| WORK TO COMPLETE |
Print the lines of the listing below verbatim from its first line through the line bearing "-900, -1000, -1100]". Any pictures are to be omitted.

Start of GIVEN MATERIAL

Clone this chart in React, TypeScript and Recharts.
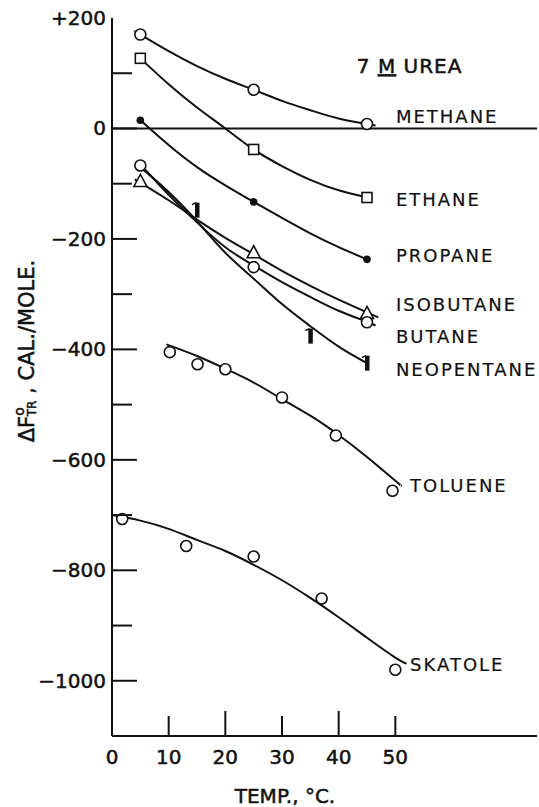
import {
  ComposedChart,
  Line,
  ReferenceDot,
  ReferenceLine,
  Scatter,
  XAxis,
  YAxis,
} from 'recharts'

// axis ticks
const tempTicks = [0, 10, 20, 30, 40, 50]
const topTicks = [10, 20, 30, 40, 50]
const energyTicks = [200, 100, 0, -100, -200, -300, -400, -500, -600, -700, -800, -900, -1000, -1100]

// measured points (temp °C, ΔF cal/mole)
const methaneT = [5, 25, 45]
const methaneF = [170, 70, 8]
const ethaneT = [5, 25, 45]
const ethaneF = [127, -38, -125]
const propaneT = [5, 25, 45]
const propaneF = [15, -133, -237]
const isobutaneT = [5, 25, 45]
const isobutaneF = [-96, -225, -335]
const butaneT = [5, 25, 45]
const butaneF = [-67, -251, -351]
const neopentaneT = [15, 35, 45]
const neopentaneF = [-147, -375, -424]
const tolueneT = [10.2, 15.1, 20, 30, 39.5, 49.5]
const tolueneF = [-405, -427, -436, -487, -556, -656]
const skatoleT = [1.8, 13.1, 25, 37, 50]
const skatoleF = [-707, -756, -775, -851, -980]

// smooth curves as drawn in the figure
const gasCurveT = [5, 10, 15, 20, 25, 30, 35, 40, 45]
const methaneCurveT = [4, 5, 10, 15, 20, 25, 30, 35, 40, 45, 46.5]
const methaneCurveF = [176, 170, 140, 113, 90, 70, 50, 33, 18, 8, 5]
const ethaneCurveF = [127, 80, 38, 0, -38, -68, -93, -112, -125]
const propaneCurveF = [15, -30, -70, -103, -133, -162, -190, -215, -237]
const isobutaneCurveT = [4, 10, 15, 20, 25, 30, 35, 40, 45, 47]
const isobutaneCurveF = [-92, -130, -165, -198, -228, -258, -285, -310, -333, -342]
const butaneCurveT = [5, 10, 15, 20, 25, 30, 35, 40, 45, 46.5]
const butaneCurveF = [-65, -120, -170, -215, -248, -278, -305, -330, -350, -357]
const neopentaneCurveF = [-70, -115, -168, -225, -272, -318, -358, -395, -425]
const tolueneCurveT = [9.6, 15, 20, 25, 30, 35, 40, 45, 50, 51]
const tolueneCurveF = [-391, -412, -435, -460, -490, -520, -555, -595, -638, -647]
const skatoleCurveT = [0, 5, 10, 15, 20, 25, 30, 35, 40, 45, 50, 52]
const skatoleCurveF = [-700, -710, -725, -745, -765, -790, -818, -850, -885, -922, -958, -969]

// compound names placed beside the curve ends
const tagNames = ['METHANE', 'ETHANE', 'PROPANE', 'ISOBUTANE', 'BUTANE', 'NEOPENTANE', 'TOLUENE', 'SKATOLE']
const tagT = [50.1, 50.1, 50.1, 50.1, 50.1, 50.1, 52.6, 52.6]
const tagF = [10, -140, -242, -330, -388, -448, -658, -982]

const zip = (t: number[], f: number[]) => t.map((x, i) => ({ x, y: f[i] }))

const ink = '#111'
const font = '"DejaVu Sans", sans-serif'
// a little stroke on the lettering to get the heavier pen look
const pen = { fontFamily: font, fill: ink, stroke: ink, strokeWidth: 0.5 }

function OpenCircle({ cx, cy }: any) {
  return <circle cx={cx} cy={cy} r={5.5} fill="#fff" stroke={ink} strokeWidth={1.6} />
}

function OpenSquare({ cx, cy }: any) {
  return <rect x={cx - 5} y={cy - 5} width={10} height={10} fill="#fff" stroke={ink} strokeWidth={1.6} />
}

function Dot({ cx, cy }: any) {
  return <circle cx={cx} cy={cy} r={3.8} fill={ink} />
}

function Triangle({ cx, cy }: any) {
  return (
    <path
      d={`M${cx},${cy - 7} L${cx + 6.5},${cy + 5} L${cx - 6.5},${cy + 5} Z`}
      fill="#fff"
      stroke={ink}
      strokeWidth={1.6}
    />
  )
}

function Flag({ cx, cy }: any) {
  return (
    <g>
      <rect x={cx - 2} y={cy - 7} width={4.5} height={15} fill={ink} />
      <line x1={cx - 5} y1={cy - 5} x2={cx - 1} y2={cy - 7} stroke={ink} strokeWidth={1.5} />
    </g>
  )
}

function fmt(v: number) {
  if (v > 0) return '+' + v
  if (v < 0) return '\u2212' + Math.abs(v)
  return '0'
}

function BottomTick({ x, y, payload }: any) {
  const v = payload.value
  const len = v % 20 === 0 ? 25 : 20
  return (
    <g>
      {v !== 0 && <line x1={x} x2={x} y1={y} y2={y - len} stroke={ink} strokeWidth={2} />}
      <text x={x} y={y + 28} textAnchor="middle" fontSize={20} {...pen}>
        {v}
      </text>
    </g>
  )
}

function TopTick({ x, y, payload }: any) {
  const len = payload.value % 20 === 0 ? 25 : 19
  return <line x1={x} x2={x} y1={y} y2={y + len} stroke={ink} strokeWidth={2} />
}

function LeftTick({ x, y, payload }: any) {
  const v = payload.value
  const major = v % 200 === 0
  const edge = v === 200 || v === -1100
  return (
    <g>
      {!edge && <line x1={x} x2={x + (major ? 25 : 20)} y1={y} y2={y} stroke={ink} strokeWidth={2} />}
      {major && (
        <text x={x - 6} y={y + 7} textAnchor="end" fontSize={20} {...pen}>
          {fmt(v)}
        </text>
      )}
    </g>
  )
}

function RightTick({ x, y, payload }: any) {
  const v = payload.value
  if (v === 200 || v === -1100 || v === 0) return <g />
  return <line x1={x} x2={x - 19} y1={y} y2={y} stroke={ink} strokeWidth={2} />
}

function TempTitle({ viewBox }: any) {
  return (
    <text x={viewBox.x + 173} y={viewBox.y + 67} textAnchor="middle" fontSize={20} {...pen}>
      TEMP., °C.
    </text>
  )
}

function EnergyTitle({ viewBox }: any) {
  const cx = viewBox.x + 27
  const cy = viewBox.y + 333
  return (
    <text
      x={cx}
      y={cy}
      transform={`rotate(-90, ${cx}, ${cy})`}
      textAnchor="middle"
      dominantBaseline="central"
      fontSize={21}
      {...pen}
    >
      ΔF
      <tspan fontSize={14} dy={-8}>o</tspan>
      <tspan fontSize={12} dx={-9} dy={13}>TR</tspan>
      <tspan dy={-5}> , CAL./MOLE.</tspan>
    </text>
  )
}

function Tag({ cx, cy, text }: any) {
  return (
    <text x={cx} y={cy} fontSize={18} letterSpacing={2} fontFamily={font} fill={ink} stroke={ink} strokeWidth={0.2}>
      {text}
    </text>
  )
}

function UreaTag({ cx, cy }: any) {
  return (
    <text x={cx} y={cy} fontSize={20} letterSpacing={1} {...pen}>
      7 <tspan textDecoration="underline">M</tspan> UREA
    </text>
  )
}

const curves = [
  zip(methaneCurveT, methaneCurveF),
  zip(gasCurveT, ethaneCurveF),
  zip(gasCurveT, propaneCurveF),
  zip(isobutaneCurveT, isobutaneCurveF),
  zip(butaneCurveT, butaneCurveF),
  zip(gasCurveT, neopentaneCurveF),
  zip(tolueneCurveT, tolueneCurveF),
  zip(skatoleCurveT, skatoleCurveF),
]

const markers = [
  { data: zip(methaneT, methaneF), shape: OpenCircle },
  { data: zip(ethaneT, ethaneF), shape: OpenSquare },
  { data: zip(propaneT, propaneF), shape: Dot },
  { data: zip(isobutaneT, isobutaneF), shape: Triangle },
  { data: zip(butaneT, butaneF), shape: OpenCircle },
  { data: zip(neopentaneT, neopentaneF), shape: Flag },
  { data: zip(tolueneT, tolueneF), shape: OpenCircle },
  { data: zip(skatoleT, skatoleF), shape: OpenCircle },
]

export default function App() {
  return (
    <div style={{ position: 'absolute', left: 0, top: 0, background: '#fff' }}>
      <ComposedChart width={539} height={807} margin={{ top: 18, right: 2, bottom: 0, left: 0 }}>
        <XAxis
          type="number"
          dataKey="x"
          domain={[0, 75]}
          ticks={tempTicks}
          interval={0}
          height={71}
          allowDataOverflow
          axisLine={{ stroke: ink, strokeWidth: 2 }}
          tickLine={false}
          tickSize={0}
          tickMargin={0}
          tick={<BottomTick />}
          label={<TempTitle />}
        />
        <XAxis
          xAxisId="top"
          orientation="top"
          type="number"
          dataKey="x"
          domain={[0, 75]}
          ticks={topTicks}
          interval={0}
          height={0}
          axisLine={{ stroke: ink, strokeWidth: 2 }}
          tickLine={false}
          tickSize={0}
          tickMargin={0}
          tick={<TopTick />}
        />
        <YAxis
          type="number"
          domain={[-1100, 200]}
          ticks={energyTicks}
          interval={0}
          width={112}
          allowDataOverflow
          axisLine={{ stroke: ink, strokeWidth: 2 }}
          tickLine={false}
          tickSize={0}
          tickMargin={0}
          tick={<LeftTick />}
          label={<EnergyTitle />}
        />
        <YAxis
          yAxisId="right"
          orientation="right"
          type="number"
          domain={[-1100, 200]}
          ticks={energyTicks}
          interval={0}
          width={0}
          axisLine={{ stroke: ink, strokeWidth: 1.5 }}
          tickLine={false}
          tickSize={0}
          tickMargin={0}
          tick={<RightTick />}
        />
        <ReferenceLine y={0} stroke={ink} strokeWidth={2} />
        {curves.map((c, i) => (
          <Line
            key={'c' + i}
            data={c}
            dataKey="y"
            type="natural"
            stroke={ink}
            strokeWidth={2}
            dot={false}
            activeDot={false}
            isAnimationActive={false}
          />
        ))}
        {markers.map((m, i) => {
          const S = m.shape
          return (
            <Scatter
              key={'m' + i}
              data={m.data}
              dataKey="y"
              shape={(p: any) => <S cx={p.cx} cy={p.cy} />}
              isAnimationActive={false}
            />
          )
        })}
        {tagNames.map((name, i) => (
          <ReferenceDot
            key={name}
            x={tagT[i]}
            y={tagF[i]}
            r={0}
            shape={(p: any) => <Tag cx={p.cx} cy={p.cy} text={name} />}
          />
        ))}
        <ReferenceDot x={43.2} y={100} r={0} shape={(p: any) => <UreaTag cx={p.cx} cy={p.cy} />} />
      </ComposedChart>
    </div>
  )
}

End of GIVEN MATERIAL

| SOLUTION TO THIS EXERCISE |
Clone this chart in React, TypeScript and Recharts.
import {
  ComposedChart,
  Line,
  ReferenceDot,
  ReferenceLine,
  Scatter,
  XAxis,
  YAxis,
} from 'recharts'

// axis ticks
const tempTicks = [0, 10, 20, 30, 40, 50]
const topTicks = [10, 20, 30, 40, 50]
const energyTicks = [200, 100, 0, -100, -200, -300, -400, -500, -600, -700, -800, -900, -1000, -1100]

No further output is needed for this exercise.